Caroline Sanderson is a non-fiction writer, editor and books journalist. Her books include a travel narrative, A Rambling Fancy: in the F ...more
"Nora Ephron said that ‘everything is copy’, to which I would add, ‘and copy is everything’.” So asserts Louise Willder in her gem of a début, Blurb Your Enthusiasm: An A–Z of Literary Persuasion. With chapter headings including “The Life-Changing Magic of a Title”, and “The Comforting Thrills of Genre Fiction”, it’s a gloriously entertaining and frequently hilarious celebration of those aspects of a book designed to entice us to part with our money and read on; from titles, first lines and review quotes, to adjectives, puns and the use of exclamation marks and ellipsis…
During her 25-year career as a copywriter at Penguin, Willder has composed more than 5,000 blurbs. When we meet in the central London offices of her publishers, Oneworld, she tells me that words and the effect they have on us, has been a fascination since childhood. “My younger sister and I spent quite a lot of time with older relatives, including our half-French great aunt who called us ‘choufleurs’ and swore juicily in French; and our Granny who taught us arcane terms like ‘widdershins’ and ‘toplofty’ (haughty). We also had access to highly unsuitable books such as Dracula and Salem’s Lot when we were far too young. I recall being asked to take our own books into school when I was eight and proudly presenting my rather shocked teacher with a copy of The Ballad of Reading Gaol. I can still remember a line in the poem which read ‘that little tent of blue’, describing a prisoner’s view of the sky, and thinking: how marvellous.”

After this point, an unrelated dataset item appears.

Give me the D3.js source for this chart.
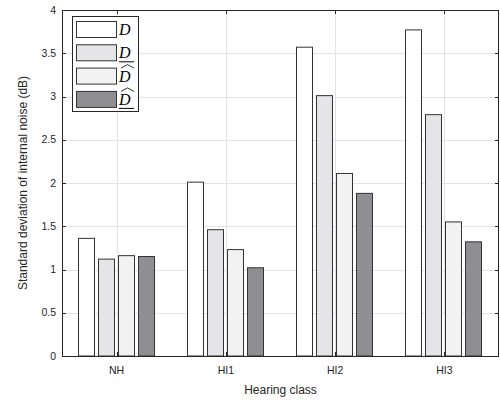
<!DOCTYPE html>
<html><head><meta charset="utf-8">
<script src="https://cdn.jsdelivr.net/npm/d3@7"></script>
<style>body{margin:0;background:#fff;} svg{display:block;}</style>
</head><body>
<svg id="c" width="500" height="401"></svg>
<script>
const categories = ["NH","HI1","HI2","HI3"];
const seriesNames = ["D","D_under","D_hat","D_hat_under"];
const valuesD      = [1.36, 2.01, 3.57, 3.77];
const valuesDUnder = [1.12, 1.46, 3.01, 2.79];
const valuesDHat   = [1.16, 1.23, 2.11, 1.55];
const valuesDHatU  = [1.15, 1.02, 1.88, 1.32];
const yTicks = [0,0.5,1,1.5,2,2.5,3,3.5,4];
const colors = ["#ffffff","#e5e5e7","#f2f2f2","#8f8f93"];

const series = [valuesD, valuesDUnder, valuesDHat, valuesDHatU];
const svg = d3.select("#c");
const L=62, R=499, T=10, B=356;
const font = "'Liberation Sans', Arial, Helvetica, sans-serif";

const x = d3.scaleBand().domain(categories).range([L,R]).paddingInner(0).paddingOuter(0);
const y = d3.scaleLinear().domain([0,4]).range([B,T]);
const groupW = 76;
const xs = d3.scaleBand().domain(d3.range(4)).range([0,groupW]).paddingInner(0.2);

// grid
const g = svg.append("g");
g.selectAll(".gy").data(yTicks).join("line")
  .attr("x1",L).attr("x2",R).attr("y1",d=>Math.round(y(d))+0.5).attr("y2",d=>Math.round(y(d))+0.5)
  .attr("stroke","#e3e3e3").attr("stroke-width",1);
g.selectAll(".gx").data(categories).join("line")
  .attr("x1",d=>Math.round(x(d)+x.bandwidth()/2)+0.5).attr("x2",d=>Math.round(x(d)+x.bandwidth()/2)+0.5)
  .attr("y1",T).attr("y2",B).attr("stroke","#e3e3e3").attr("stroke-width",1);

// bars
series.forEach((vals,si)=>{
  svg.append("g").selectAll("rect").data(vals).join("rect")
    .attr("x",(d,i)=>Math.round(x(categories[i])+x.bandwidth()/2-groupW/2+xs(si))-0.5)
    .attr("width",xs.bandwidth())
    .attr("y",d=>y(d))
    .attr("height",d=>B-y(d))
    .attr("fill",colors[si]).attr("stroke","#333").attr("stroke-width",1);
});

// axes box
const ax = svg.append("g").attr("stroke","#262626").attr("stroke-width",1).attr("fill","none");
ax.append("rect").attr("x",L+0.5).attr("y",T+0.5).attr("width",R-L-1).attr("height",B-T);
yTicks.forEach(t=>{
  const yy=Math.round(y(t))+0.5;
  ax.append("line").attr("x1",L).attr("x2",L+4).attr("y1",yy).attr("y2",yy);
  ax.append("line").attr("x1",R-4).attr("x2",R).attr("y1",yy).attr("y2",yy);
});
categories.forEach(c=>{
  const xx=Math.round(x(c)+x.bandwidth()/2)+0.5;
  ax.append("line").attr("x1",xx).attr("x2",xx).attr("y1",B).attr("y2",B-4);
  ax.append("line").attr("x1",xx).attr("x2",xx).attr("y1",T).attr("y2",T+4);
});

// tick labels
svg.append("g").selectAll("text").data(yTicks).join("text")
  .attr("x",L-6).attr("y",d=>y(d)+3.5).attr("text-anchor","end")
  .attr("font-family",font).attr("font-size",10.5).attr("fill","#262626")
  .text(d=>d3.format("")(d));
svg.append("g").selectAll("text").data(categories).join("text")
  .attr("x",d=>x(d)+x.bandwidth()/2).attr("y",B+18).attr("text-anchor","middle")
  .attr("font-family",font).attr("font-size",10.5).attr("fill","#262626")
  .text(d=>d);

svg.append("text").attr("x",(L+R)/2).attr("y",394).attr("text-anchor","middle")
  .attr("font-family",font).attr("font-size",12).attr("fill","#262626").text("Hearing class");
svg.append("text").attr("transform",`translate(27,${(T+B)/2}) rotate(-90)`).attr("text-anchor","middle")
  .attr("font-family",font).attr("font-size",12).attr("fill","#262626").text("Standard deviation of internal noise (dB)");

// legend
const lg = svg.append("g");
lg.append("rect").attr("x",72.5).attr("y",16.5).attr("width",66).attr("height",95)
  .attr("fill","#fff").attr("stroke","#262626").attr("stroke-width",1);
seriesNames.forEach((s,i)=>{
  const yy = 21 + i*23.3;
  lg.append("rect").attr("x",76.5).attr("y",yy+0.5).attr("width",40).attr("height",16)
    .attr("fill",colors[i]).attr("stroke","#333").attr("stroke-width",1);
  lg.append("text").attr("x",119).attr("y",yy+14)
    .attr("font-family","'Liberation Serif','DejaVu Serif',serif").attr("font-style","italic")
    .attr("font-size",16).attr("fill","#000").text("D");
  if (s.includes("under")) {
    lg.append("line").attr("x1",119).attr("x2",134).attr("y1",yy+17.5).attr("y2",yy+17.5)
      .attr("stroke","#000").attr("stroke-width",1);
  }
  if (s.includes("hat")) {
    lg.append("path").attr("d",`M121,${yy+0.5} L127.5,${yy-3} L134,${yy+0.5}`)
      .attr("fill","none").attr("stroke","#000").attr("stroke-width",0.8);
  }
});
</script>
</body></html>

I’m quite quiet in real life so I find it fun to shout through a piece of writing instead
Willder’s first job at Penguin was as a publicity assistant at Puffin in the mid-1980s. “I wasn’t very good at it for temperamental reasons. But I discovered I loved writing press releases and choosing the best words to get a journalist’s attention. I’m quite quiet in real life so I find it fun to shout through a piece of writing instead.” After a year or so, a job came up in the blurbs department which at that time was dedicated to writing blurbs across the whole of Penguin from fiction and non-fiction to classics and children’s books. Among her predecessors there was the now novelist, Elizabeth Buchan. “It was wonderful”, Willder recalls. Later when the company structure changed, Willder wrote more commercial copy for Michael Joseph, and is now part of the marketing department at Penguin Press writing copy for non-fiction and classics. While aspects of the job are now more focused on search and metadata, as copywriting manager, Willder’s “bread and butter” remains blurb-writing, and reviewing, cutting, and reshaping blurbs written by others. Collaborating closely with both editors and authors, her role also encompasses book titles, subtitles and straplines. “I don’t always have the final say, but I am fully part of the creative process.”
Willder had never entertained any idea of writing a book of her own until former Penguin editor Cecilia Stein, now senior commissioning editor at Oneworld suggested it. “A couple of months after the first lockdown started, she emailed me asking: might you want to write a book about words? I immediately wrote back and said, ‘no, of course I can’t do that. I can only write things that are really short’. But she encouraged me to give it a go, and suddenly all this stuff flowed out. I think my only regret was that because of lockdown, I couldn’t go round second-hand bookshops as I’d intended, and poke around and look at lots of terrible blurbs.”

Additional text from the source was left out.